Tuesday, December 19, 2006

Naif

Menjelang natal, suasana kampus semakin sepi saja. Kantin yang biasa dijejali banyak mahasiswa terlihat lenggang bak kampus mati. Pohon natal berkerlip di balik etalase student shop terkesan tak peduli dengan suasana ini. Christmas day, season greetings, new year, shoppings dan seabreg simbol-simbol kapitalis tiba-tiba menyeruak di depan mata. Esensi natal sebagai kelahiran Sang Pembawa Kasih dan Cinta seakan terkubur oleh tradisi konsumerisme brutal.

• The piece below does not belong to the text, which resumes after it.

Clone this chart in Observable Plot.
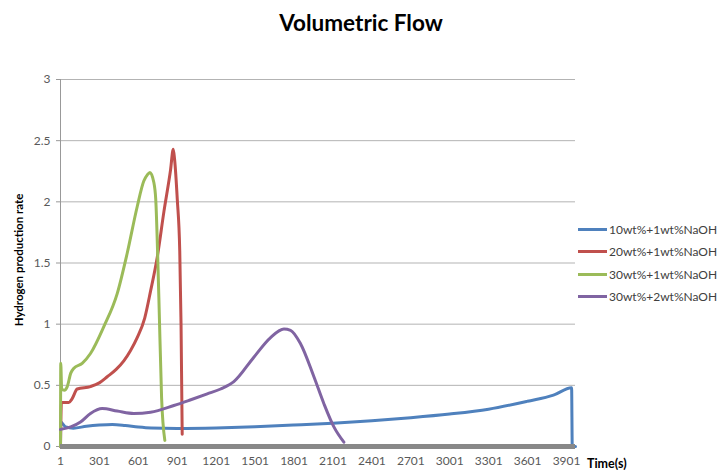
<!DOCTYPE html>
<html><head><meta charset="utf-8">
<script src="https://cdn.jsdelivr.net/npm/d3@7"></script>
<script src="https://cdn.jsdelivr.net/npm/@observablehq/plot@0.6"></script>
<style>
body{margin:0;background:#fff;font-family:Lato,"Open Sans",sans-serif;}
#wrap{position:relative;width:721px;height:470px;}
#title{position:absolute;left:0;width:722px;top:9px;text-align:center;font-weight:bold;font-size:22.5px;color:#000;}
#ylab{position:absolute;left:18px;top:260px;transform:translate(-50%,-50%) rotate(-90deg);font-weight:bold;font-size:11.5px;white-space:nowrap;color:#000;}
#xlab{position:absolute;left:587px;top:456px;font-weight:bold;font-size:12.5px;color:#000;}
#legend{position:absolute;left:578px;top:218px;font-size:12px;color:#404040;}
.li{display:flex;align-items:center;height:22.5px;}
.sw{width:29px;height:3px;margin-right:2px;}
</style></head>
<body><div id="wrap"><div id="title">Volumetric Flow</div><div id="ylab">Hydrogen production rate</div><div id="xlab">Time(s)</div><div id="legend"></div></div>
<script>
const seriesNames = ["10wt%+1wt%NaOH","20wt%+1wt%NaOH","30wt%+1wt%NaOH","30wt%+2wt%NaOH"];
const seriesColors = ["#4F81BD","#C0504D","#9BBB59","#8064A2"];

const blueT = [1, 3, 40, 100, 200, 300, 400, 500, 600, 700, 900, 1200, 1500, 1800, 2100, 2400, 2700, 3000, 3300, 3600, 3800, 3940, 3945, 3970];
const blueV = [0, 0.2, 0.16, 0.15, 0.165, 0.175, 0.18, 0.172, 0.16, 0.152, 0.148, 0.152, 0.162, 0.175, 0.19, 0.21, 0.235, 0.265, 0.305, 0.37, 0.42, 0.48, 0, 0];

const redT = [1, 8, 14, 65, 90, 130, 232, 300, 361, 430, 489, 541, 592, 650, 695, 747, 798, 849, 870, 880, 901, 920, 930, 939];
const redV = [0, 0.36, 0.36, 0.36, 0.39, 0.47, 0.49, 0.52, 0.57, 0.63, 0.70, 0.785, 0.89, 1.05, 1.27, 1.55, 1.92, 2.26, 2.43, 2.35, 2.02, 1.6, 1.0, 0.10];

const greenT = [1, 3, 10, 30, 53, 80, 104, 168, 232, 335, 438, 515, 592, 643, 670, 690, 720, 735, 759, 780, 805];
const greenV = [0, 0.68, 0.47, 0.46, 0.49, 0.6, 0.64, 0.68, 0.76, 0.98, 1.25, 1.58, 1.96, 2.17, 2.22, 2.24, 2.16, 2.02, 1.22, 0.40, 0.05];

const purpleT = [1, 80, 155, 232, 322, 438, 566, 695, 875, 1000, 1132, 1235, 1337, 1491, 1620, 1723, 1774, 1851, 1954, 2031, 2108, 2185];
const purpleV = [0.14, 0.16, 0.2, 0.27, 0.31, 0.29, 0.27, 0.28, 0.335, 0.38, 0.43, 0.47, 0.53, 0.73, 0.89, 0.96, 0.95, 0.84, 0.57, 0.35, 0.16, 0.035];

const xTicks = d3.range(1, 3902, 300);
const yTicks = [0, 0.5, 1, 1.5, 2, 2.5, 3];

const allT = [blueT, redT, greenT, purpleT];
const allV = [blueV, redV, greenV, purpleV];
const data = [];
allT.forEach((ts, s) => ts.forEach((t, i) => data.push({series: seriesNames[s], t, v: allV[s][i]})));

const chart = Plot.plot({
  width: 721, height: 470,
  marginLeft: 60, marginRight: 146, marginTop: 79, marginBottom: 24,
  style: {fontFamily: "Lato, 'Open Sans', sans-serif", fontSize: "12px", color: "#595959", background: "white"},
  x: {domain: [1, 3970]},
  y: {domain: [0, 3]},
  color: {domain: seriesNames, range: seriesColors},
  marks: [
    Plot.gridY(yTicks, {stroke: "#b3b3b3", strokeOpacity: 1, strokeWidth: 1}),
    Plot.axisY(yTicks, {tickSize: 4, tickPadding: 6, stroke: "#999", label: null, tickFormat: d => String(d), fontSize: 12}),
    Plot.axisX(xTicks, {tickSize: 0, tickPadding: 10, label: null, tickFormat: d => String(d), fontSize: 12}),
    Plot.ruleX([1], {stroke: "#999", strokeWidth: 1}),
    Plot.line(data, {x: "t", y: "v", z: "series", stroke: "series", strokeWidth: 3, curve: "monotone-x"}),
    Plot.ruleY([0], {stroke: "#888", strokeWidth: 5})
  ]
});
const wrap = document.getElementById("wrap");
wrap.insertBefore(chart, wrap.firstChild);
chart.style.position = "absolute"; chart.style.left = "0"; chart.style.top = "0";

const leg = document.getElementById("legend");
seriesNames.forEach((n, i) => {
  const d = document.createElement("div"); d.className = "li";
  d.innerHTML = `<span class="sw" style="background:${seriesColors[i]}"></span><span>${n}</span>`;
  leg.appendChild(d);
});
</script></body></html>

Tahun baru sebagai tahun refleksi menjadi begitu naif karena dijenuhi dengan hingar bingar bahagia semu.

Bisakah kita meloncati libido materialisme, kemudian berkontemplasi dalam kedamaian spiritual? Lepas dari simbolisme yang penuh perangkap. Persetan dengan pelencengan makna hidup ini. Kasihan orang-orang papa yang harus menjadi batu-batu kecil yang terus dihempas oleh gelombang egoisme. Mereka dimarjinalkan oleh gaduh dunia yang dihiasi oleh genderang individualisme. Hilangnya empati dan kepedulian sosial merupakan akibat dari semangat egoisme yang menggelora. Semakin runtuhkah hakikat kemanusiaan seorang manusia? Sehingga sering manusia tidak dimanusiakan oleh manusia lain? Bahkan dinistakan dan dihewankan. Bila perlu menjadi daging korban bagi pemangsa-pemangsa culas.

Pemangsa-pemangsa ini sering memakai baju rohaniawan, baju politisi, baju orang bijak, dan baju dewa penolong yang mengaburkan pandangan objektif orang-orang papa marjinal ini. Mereka memanfaatkan kebodohan, keterbelakangan, kemiskinan, dan keputusasaan para papa. Apa yang bisa membebaskan mereka dari cengkeraman para pemangsa? Kenapa citra agama begitu naif di tangan para pemeluknya? Kemana jargon "Tuhan cinta manusia", ketika orang-orang kaya justru berkubang dalam kepuasaan indivualismenya? Layaklah ketika Tuhan memperlihatkan kuasanya untuk meluluhlantakan semua berhala yang mereka sembah selama ini.